Negative ion density in the ion source SPIDER in Cs free conditions

TL;DR

This study investigates how magnetic filter fields, bias currents, and electric fields influence negative ion density in the SPIDER ion source operating without cesium, aiming to optimize ion extraction for fusion applications.

Contribution

It provides new insights into the effects of magnetic filter strength and biasing conditions on negative ion density in Cs-free conditions, guiding operational optimization.

Findings

Optimal magnetic filter field between 1.6 mT and 3.2 mT for maximum negative ion density.

Positive biasing of the plasma grid increases negative ion density.

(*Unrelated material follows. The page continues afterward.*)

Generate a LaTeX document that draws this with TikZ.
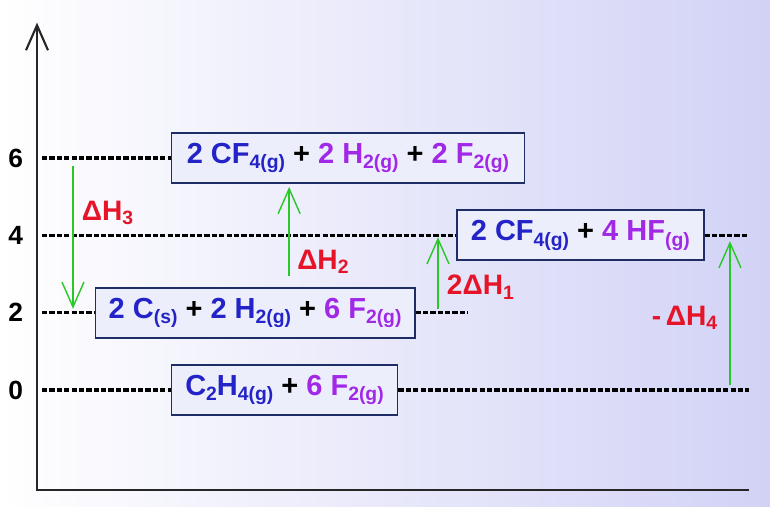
\documentclass[tikz,border=0pt]{standalone}
\usepackage{fontspec}
\setmainfont{Liberation Sans}
\usetikzlibrary{arrows.meta}

\definecolor{bgright}{RGB}{210,210,246}
\definecolor{boxfill}{RGB}{236,238,252}
\definecolor{boxline}{RGB}{30,45,100}
\definecolor{chblue}{RGB}{35,35,200}
\definecolor{chpurple}{RGB}{160,40,230}
\definecolor{dhred}{RGB}{230,20,40}
\definecolor{arrgreen}{RGB}{40,200,40}

\newcommand{\chsub}[1]{\raisebox{-0.35ex}{\fontsize{11}{12}\selectfont #1}}
\newcommand{\dhsub}[1]{\raisebox{-0.3ex}{\fontsize{11}{12}\selectfont #1}}

\begin{document}
\begin{tikzpicture}[x=0.7733cm, y=0.7733cm,
    >={Straight Barb[length=5mm,width=4.4mm]},
    eqbox/.style={draw=boxline, line width=1pt, fill=boxfill, minimum height=1cm, inner xsep=6pt, font=\fontsize{16.5}{18}\selectfont\bfseries},
    lvline/.style={line width=1.8pt, dash pattern=on 3pt off 1.2pt},
    dh/.style={->, draw=arrgreen, line width=0.8pt},
    dhlab/.style={text=dhred, font=\fontsize{16}{18}\selectfont\bfseries},
    ticklab/.style={anchor=east, font=\fontsize{15}{17}\selectfont\bfseries}]
        \shade[left color=white, right color=bgright] (-0.957,-3.0) rectangle (18.955,10.085);

        \node[eqbox, minimum width=7.06cm] (e6) at (8.04,6) {\textcolor{chblue}{2 CF\chsub{4(g)}} + \textcolor{chpurple}{2 H\chsub{2(g)}} + \textcolor{chpurple}{2 F\chsub{2(g)}}};
        \node[eqbox, minimum width=4.94cm] (e4) at (14.05,4) {\textcolor{chblue}{2 CF\chsub{4(g)}} + \textcolor{chpurple}{4 HF\chsub{(g)}}};
        \node[eqbox, minimum width=6.38cm] (e2) at (5.64,2) {\textcolor{chblue}{2 C\chsub{(s)}} + \textcolor{chblue}{2 H\chsub{2(g)}} + \textcolor{chpurple}{6 F\chsub{2(g)}}};
        \node[eqbox, minimum width=4.52cm] (e0) at (6.4,0) {\textcolor{chblue}{C\chsub{2}H\chsub{4(g)}} + \textcolor{chpurple}{6 F\chsub{2(g)}}};

        \node[ticklab] (n6) at (-0.2,6) {6};
        \node[ticklab] (n4) at (-0.2,4) {4};
        \node[ticklab] (n2) at (-0.2,2) {2};
        \node[ticklab] (n0) at (-0.2,0) {0};

        \coordinate (orig) at (0,-2.58);
        \coordinate (ytop) at (0,9.5);
        \coordinate (xend) at (18.4,-2.58);
        \draw[<-, line width=1.2pt, draw=black!85] (ytop) -- (orig) -- (xend);

        \coordinate (l6a) at (0.13,6);
        \coordinate (l4a) at (0.13,4);
        \coordinate (l4b) at (18.4,4);
        \coordinate (l2a) at (0.13,2);
        \coordinate (l2b) at (11.15,2);
        \coordinate (l0a) at (0.13,0);
        \coordinate (l0b) at (18.4,0);
        \draw[lvline] (l6a) -- (e6.west);
        \draw[lvline] (l4a) -- (e4.west);
        \draw[lvline] (e4.east) -- (l4b);
        \draw[lvline] (l2a) -- (e2.west);
        \draw[lvline] (e2.east) -- (l2b);
        \draw[lvline] (l0a) -- (e0.west);
        \draw[lvline] (e0.east) -- (l0b);

        \coordinate (h3a) at (0.93,5.8);
        \coordinate (h3b) at (0.93,2.1);
        \coordinate (h2a) at (6.52,2.95);
        \coordinate (h2b) at (6.52,5.25);
        \coordinate (h1a) at (10.37,2.1);
        \coordinate (h1b) at (10.37,3.95);
        \coordinate (h4a) at (17.92,0.13);
        \coordinate (h4b) at (17.92,3.85);
        \draw[dh] (h3a) -- (h3b);
        \draw[dh] (h2a) -- (h2b);
        \draw[dh] (h1a) -- (h1b);
        \draw[dh] (h4a) -- (h4b);

        \node[dhlab, anchor=west] (dh3) at (1.0,4.58) {ΔH\dhsub{3}};
        \node[dhlab, anchor=west] (dh2) at (6.57,3.31) {ΔH\dhsub{2}};
        \node[dhlab, anchor=west] (dh1) at (10.44,2.66) {2ΔH\dhsub{1}};
        \node[dhlab, anchor=east] (dh4) at (17.75,1.86) {-\,ΔH\dhsub{4}};
    \end{tikzpicture}
\end{document}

Electric fields in the acceleration system significantly affect negative ion production.

Abstract

The SPIDER experiment, operated at the Neutral Beam Test Facility of Consorzio RFX, Padua, hosts the prototype of the H-/D- ion source for the ITER neutral beam injectors. The maximization of the ion current extracted from the source and the minimization of the amount of co-extracted electrons are among the most relevant targets to accomplish. The Cavity Ring-Down Spectroscopy diagnostic measures the negative ion density in the source close to the plasma grid (the plasma-facing grid of the ion acceleration system), so to identify the source operational parameters that maximize the amount of negative ions which can be extracted. In this study SPIDER was operated in hydrogen and deuterium in Cs-free conditions, therefore negative ions were mostly produced by reactions in the plasma volume. This work shows how the magnetic filter field and the bias currents, present in SPIDER to limit the amount of co-extracted electrons, affect the density of negative ions available for extraction. The results indicate that the magnetic filter field in front of the acceleration system should be set between about 1.6 mT, condition that maximizes the density of available negative ions, and about 3.2 mT, condition that minimizes the ratio of electron current to ion current. The negative ion density also resulted to be maximized when the plasma grid and its surrounding bias plate was positively biased against the source body with a total current in the range 0 A{\div}100 A. The paper shows also how much, in Cs-free conditions, the electric fields in the acceleration system can affect the density of negative ions in the source, close to the plasma grid apertures.